Thursday, November 15, 2012

With Kelley, spy scandal plot thickens


I was hoping circumstances in the scandal involving two people with combined zero body fat would evolve enough to allow me to write a headline that includes the words the "Plot Thickens.”

So I guess I should be grateful for investigators for revealing the existence of Jill Kelley, a woman described by neighbors as “The Tampa Kardashian.”

For those of us blessed with romantic natures, this once all seemed so simple.

Spy meets girl, girls writes book about spy, clothes fly and the late night comics simultaneously exalt the book composed during the affair is titled “All In.”

Enter Kelley.

Everything I’ve read about Paula Broadwell indicates she’s a quality human being. Accomplished in her field, she has the bearing of the thoughtful American scholar she is. In fact, her poise is more apparent than even her looks. And I’m shallow.

Kelley has the bearing of Snooki.

If Broadwell warns me to avoid Kelley, I’m going to listen. Not that Kelley’s my type. She looks like Russell Brand’s type.

This just keeps getting more and more strange.
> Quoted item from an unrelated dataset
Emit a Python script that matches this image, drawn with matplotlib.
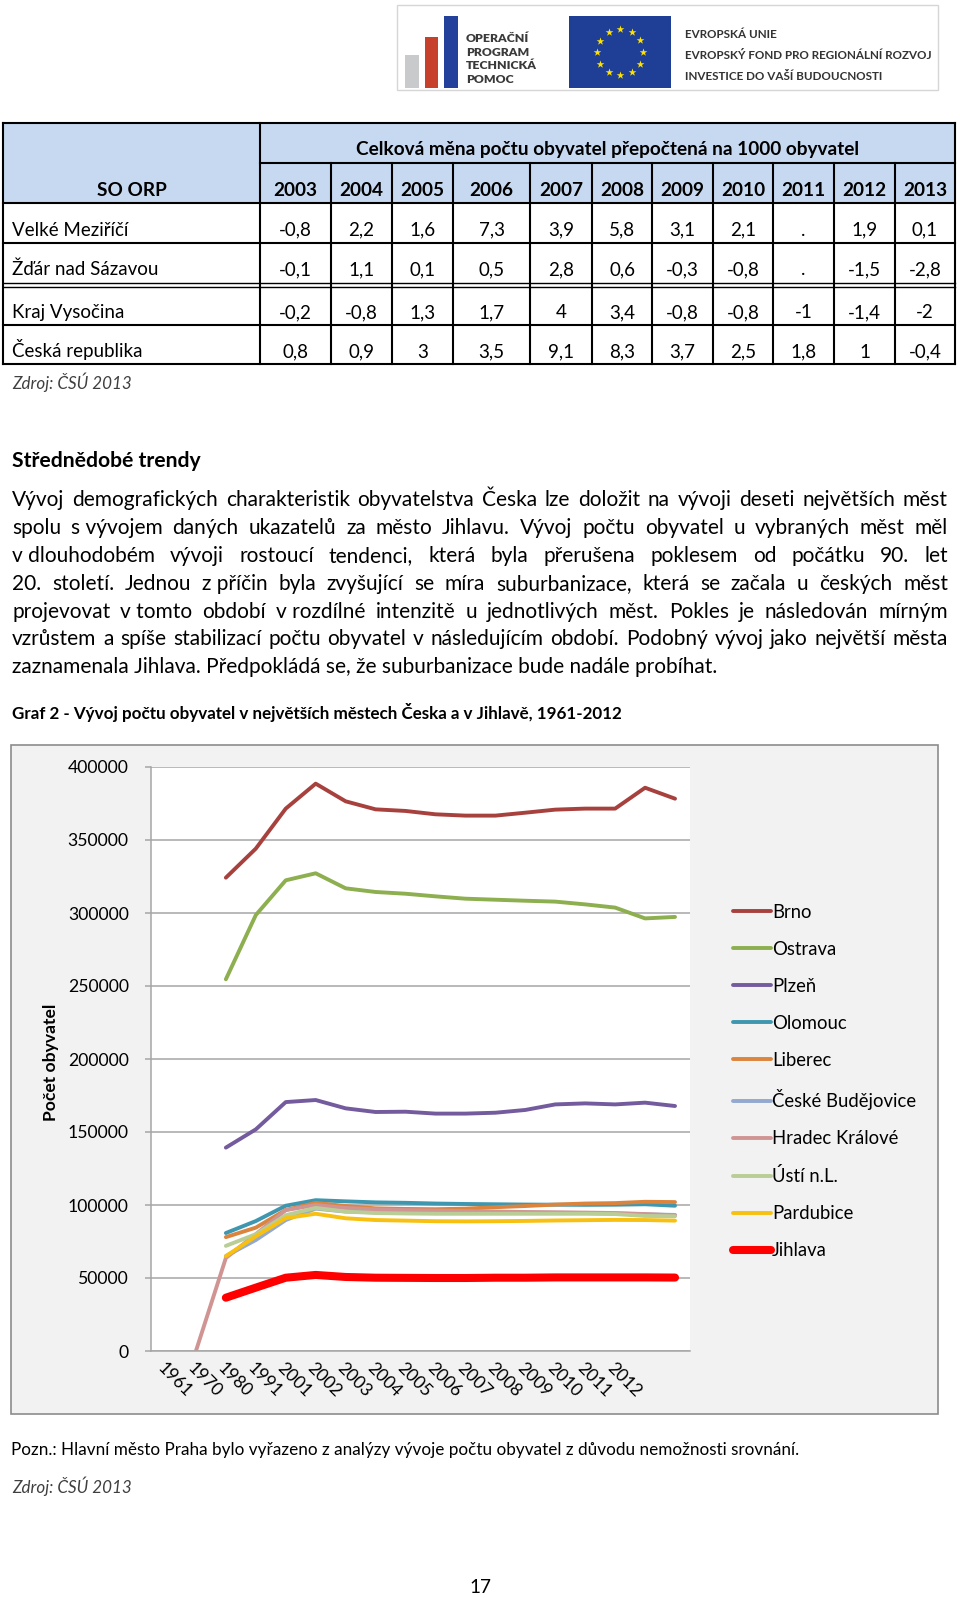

Now we come to Marine Gen. John Allen. Talk about bearing. He looks like he could drill holes in your heart with his eyes.

That’s why it’s difficult for me to suggest somebody important needs to treat him like we treat our 12-year-old daughter. We need to take away his toys.

Like most parents of 12-year-old girls, we’re wrestling with how to manage her precious tech time. Her infatuation with her iTouch reminds me of the infatuations  our top brass feels with women whose chests are significant for things other than service ribbons.

It’s iTouch vs. theyGrab.

But of the two of them, I guarantee you our daughter is being more judicious than the general.

C’mon, 20,000 to 30,000 pages of messages between Allen and Kelley?

Investigators say that number seems inflated because some pages may include two words like, “Yep, sweetheart.”

My wife and I haven’t in 20 years typed 20,000 letters or messages to one another. And I’m not talking letters in envelopes. I’m talking 20,000 total characters like a, b, c . . .

No one will ever be able to explain to me how a general managing a war has time to type ANYTHING to a Tampa housewife.

I reflexively feel like confiscating Allen’s smart phone and sending him to his room to spend the next hour reading Harry Potter.

All the people who know them best swear Gens. Petraeus and Allen are outstanding leaders and judges of character. Of course those that know them best are fellow generals and now we’re all left to wonder how reporters pried them away from Angry Birds long enough to extract comment.

I predict her infidelity with Petraeus will be the only scandal to emerge about Broadwell.

Not so with Kelley. She will for the next month be what journalists consider an authentic treasure chest of scandalous revelations, even as I question the authenticity of her treasured chest.

It’s shocking both generals vouched for her in court cases and were instrumental in seeing she obtained an honorary South Korean consul general title. She used it to try and bully 911 operators into doing her bidding yesterday.

“I’m an honorary consul general, so I have inviolability,” she said in requesting police shoo reporters from her lawn. “I don’t know if you want to get diplomatic protection involved as well.”

Well, la-de-dah.

This honorary consul general status thingie sounds like something I’d enjoy.

My blog had 323 Ukrainian readers this month -- “Pryvit Ukrainian dryhs!” Maybe they’d give me one. I could get a special license plate for my dinged jalopy and park it in the bar’s handicap spot just as soon as they designate one.

Now you’ve got an FBI agent sending shirtless pictures of himself to Kelley.

It’s impossible for me to express the level of dismay I feel in a world where I, an underemployed blogger with a rat hole office about a corner tavern, feel compelled to scold our generals and federal agents for acting childish.

It’s so bad I am going against my instincts that cry for universal equality and argue it’s time to take discriminatory actions for the good of the country.

Yes, it’s time America bans heterosexuals from serving in the armed forces.

Do it now or we’re at risk of watching them become the armed farces.